Belgian businesswoman

Mimi Lamote (born Ostend, 27 April 1964) is a Belgian businesswoman. Since December 2006, she is the Chair of the Flemish Socio-economic Forum of Flanders in Action of the Flemish government. She is a member of the board of Belgacom. Mimi Lamote is married with Peter Otten and lives in Tielrode.

==Education==
She obtained a master's in economics at the University of Antwerp and a master in Retail Management at the Tias University of Tilburg.

==Career==
From 2001 until 2005, she was General Manager of the C&A Belgium-Luxemburg company of the Brenninkmeijer family. From 2001 until 2004, she was a member of the board of the Federation of Belgian Enterprises (VBO) and a member of the board of Fedis.

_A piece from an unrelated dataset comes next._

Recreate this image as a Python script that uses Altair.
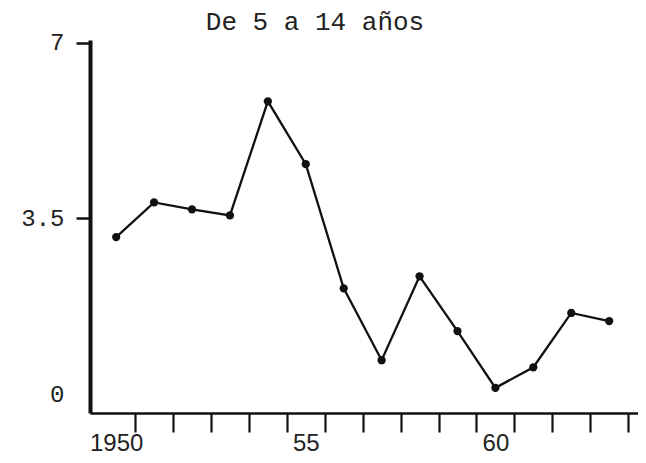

From January 2005 to June 2006, she succeeded Etienne Kaesteker as CEO of the SCF retail group comprising E5-mode and Sportorama (Sint Niklaas (Belgium)) and ECG UAB/E5-Mode Baltic UAB/ Edvalda UAB (Kaunas (Lithuania)). Since 1 February 2007, she is a member of the management team of ZiekenhuisNetwerk Antwerpen (ZNA), an Antwerp hospital group. She is managing director of Eugenius BVBA.

On 2 November 2009 she starts as vice-president of Pearle Europe, working at its headquarters in Amsterdam.

2021 she is CEO of the 'slow-fashion' label Mayerline.